There are lots of times when you want to get the inverse of an operation – like finding all of the rows not like some criteria. This is possible, but hard to search for, especially because this functionality is hiding behind the “tilde (~)” operator.
Here’s how it works:
import pandas
What if you have a column that is supposed to be a date-as-a-number, but your parse-this-column-as-a-date code keeps barfing? Now you can filter by a doesn’t-match-this-format criteria.
myDataFrame = pandas.DataFrame([("20010901"),("18670701"),("10660106"),("20010901"),("Thursday")], columns=["A"], index=[1,2,3,4,5])

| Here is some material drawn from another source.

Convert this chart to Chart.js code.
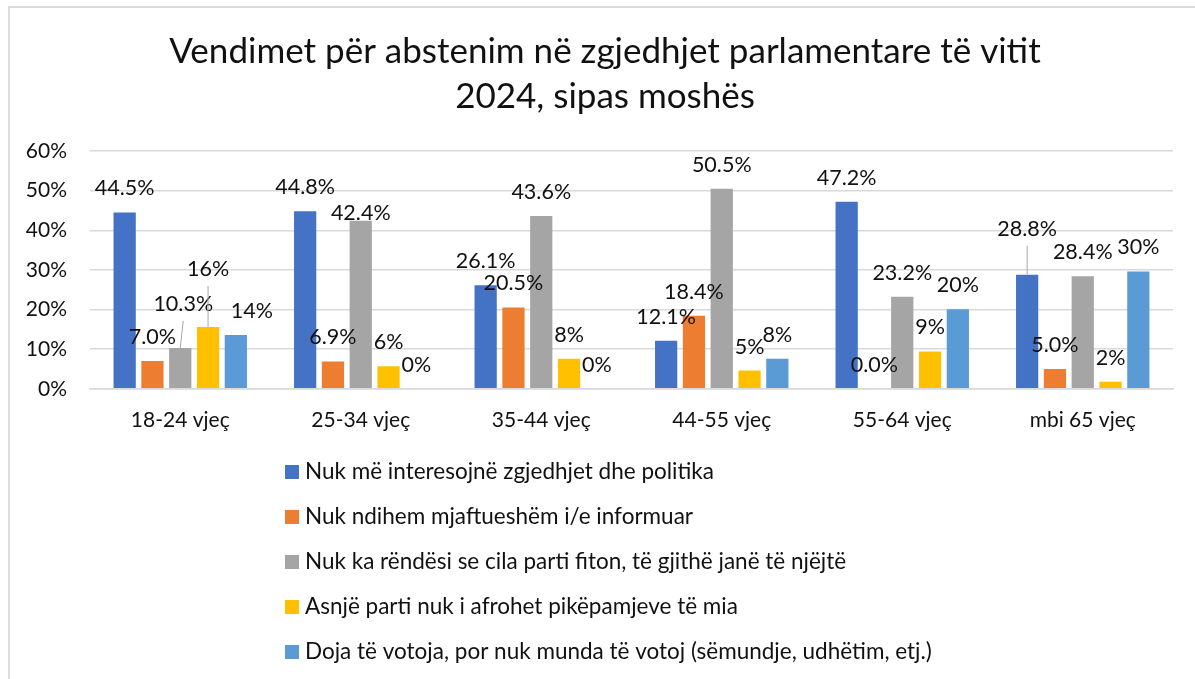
<!DOCTYPE html>
<html>
<head>
<meta charset="utf-8">
<script src="https://cdn.jsdelivr.net/npm/chart.js@4/dist/chart.umd.min.js"></script>
<style>
  html, body { margin: 0; padding: 0; background: #fff; overflow: hidden; }
  .frame { position: absolute; left: 8px; top: 6px; width: 1300px; height: 800px; border: 2px solid #dcdcdc; box-sizing: border-box; }
  canvas { position: absolute; left: 0; top: 0; }
</style>
</head>
<body>
<div class="frame"></div>
<canvas id="chart" width="1195" height="679"></canvas>
<script>
const titleLines = ["Vendimet për abstenim në zgjedhjet parlamentare të vitit", "2024, sipas moshës"];
const ageGroups = ["18-24 vjeç", "25-34 vjeç", "35-44 vjeç", "44-55 vjeç", "55-64 vjeç", "mbi 65 vjeç"];
const seriesNames = [
  "Nuk më interesojnë zgjedhjet dhe politika",
  "Nuk ndihem mjaftueshëm i/e informuar",
  "Nuk ka rëndësi se cila parti fiton, të gjithë janë të njëjtë",
  "Asnjë parti nuk i afrohet pikëpamjeve të mia",
  "Doja të votoja, por nuk munda të votoj (sëmundje, udhëtim, etj.)"
];
const notInterested = [44.5, 44.8, 26.1, 12.1, 47.2, 28.8];
const notInformed = [7.0, 6.9, 20.5, 18.4, 0.0, 5.0];
const doesNotMatter = [10.3, 42.4, 43.6, 50.5, 23.2, 28.4];
const noPartyClose = [15.6, 5.7, 7.6, 4.6, 9.4, 1.8];
const couldNotVote = [13.6, 0, 0, 7.6, 20.1, 29.6];
const labelDecimals = [1, 1, 1, 0, 0];
const yTicks = [0, 10, 20, 30, 40, 50, 60];

const seriesColors = ["#4472C4", "#ED7D31", "#A5A5A5", "#FFC000", "#5B9BD5"];

// labels Excel moved by hand: "series,index" -> shift from the default spot
const labelShift = {
  "2,0": { dx: 3, dy: -20, leader: true },
  "3,0": { dx: 0, dy: -34, leader: true },
  "4,0": { dx: 16, dy: 0 },
  "2,1": { dx: 0, dy: 16 },
  "0,5": { dx: 0, dy: -22, leader: true }
};

const FONT = "Lato, 'Open Sans', sans-serif";
const TEXT = "#111";

const titleBlock = {
  id: "titleBlock",
  afterDraw(chart) {
    const ctx = chart.ctx;
    ctx.save();
    ctx.font = `35px ${FONT}`;
    ctx.fillStyle = TEXT;
    ctx.textAlign = "center";
    ctx.textBaseline = "middle";
    titleLines.forEach((line, i) => ctx.fillText(line, 605, 52 + i * 45));
    ctx.restore();
  }
};

const barLabels = {
  id: "barLabels",
  afterDatasetsDraw(chart) {
    const ctx = chart.ctx;
    ctx.save();
    ctx.font = `21.5px ${FONT}`;
    ctx.fillStyle = TEXT;
    ctx.textAlign = "center";
    ctx.textBaseline = "middle";
    chart.data.datasets.forEach((ds, i) => {
      chart.getDatasetMeta(i).data.forEach((bar, j) => {
        const shift = labelShift[`${i},${j}`] || { dx: 0, dy: 0 };
        const x = bar.x + shift.dx;
        const y = bar.y - 24 + shift.dy;
        if (shift.leader) {
          ctx.strokeStyle = "#a6a6a6";
          ctx.lineWidth = 1;
          ctx.beginPath();
          ctx.moveTo(bar.x, bar.y);
          ctx.lineTo(x, y + 17);
          ctx.stroke();
        }
        ctx.fillText(ds.data[j].toFixed(labelDecimals[i]) + "%", x, y);
      });
    });
    ctx.restore();
  }
};

const stackedLegend = {
  id: "stackedLegend",
  afterDraw(chart) {
    const ctx = chart.ctx;
    ctx.save();
    ctx.font = `22.5px ${FONT}`;
    ctx.textBaseline = "middle";
    ctx.textAlign = "left";
    chart.data.datasets.forEach((ds, i) => {
      const y = 472 + i * 45;
      ctx.fillStyle = ds.backgroundColor;
      ctx.fillRect(285, y - 7, 14, 14);
      ctx.fillStyle = TEXT;
      ctx.fillText(ds.label, 305, y);
    });
    ctx.restore();
  }
};

const seriesData = [notInterested, notInformed, doesNotMatter, noPartyClose, couldNotVote];

new Chart(document.getElementById("chart"), {
  type: "bar",
  data: {
    labels: ageGroups,
    datasets: seriesData.map((values, i) => ({
      label: seriesNames[i],
      data: values,
      backgroundColor: seriesColors[i],
      categoryPercentage: 0.77,
      barPercentage: 0.8
    }))
  },
  options: {
    responsive: false,
    animation: false,
    layout: { padding: { left: 8, right: 22, top: 151, bottom: 235 } },
    plugins: {
      legend: { display: false },
      tooltip: { enabled: false },
      title: { display: false }
    },
    scales: {
      x: {
        grid: { display: false },
        border: { display: true, color: "#d9d9d9", width: 1.5 },
        ticks: { color: TEXT, font: { family: FONT, size: 21 }, padding: 11 }
      },
      y: {
        min: 0,
        max: 60,
        afterFit: scale => { scale.width = 82; },
        grid: { color: "#d9d9d9", lineWidth: 1.5, drawTicks: false },
        border: { display: false },
        ticks: {
          color: TEXT,
          font: { family: FONT, size: 21 },
          padding: 23,
          stepSize: 10,
          callback: (value, index) => yTicks[index] + "%"
        }
      }
    }
  },
  plugins: [titleBlock, barLabels, stackedLegend]
});
</script>
</body>
</html>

Return a dataframe where this format doesn’t match
weirdos = myDataFrame[~(myDataFrame['A'].str.match('\d\d\d\d\d\d\d\d'))]
weirdos
is now a DataFrame which includes the rows where it doesn’t match the format, because of the tilde (~) beginning the definition.
I have also used this is get subsets of non-conforming DataFrames – I know what it is supposed to be like, but it is too hard to know all of the ways that your data may not be like that.
I found this when I was looking for the NOT equivalent of .isin
– which unfortunately doesn’t exist. That’s the problem with Huffman coding your operators into single characters – you can’t easily search for them if you don’t know what they’re called.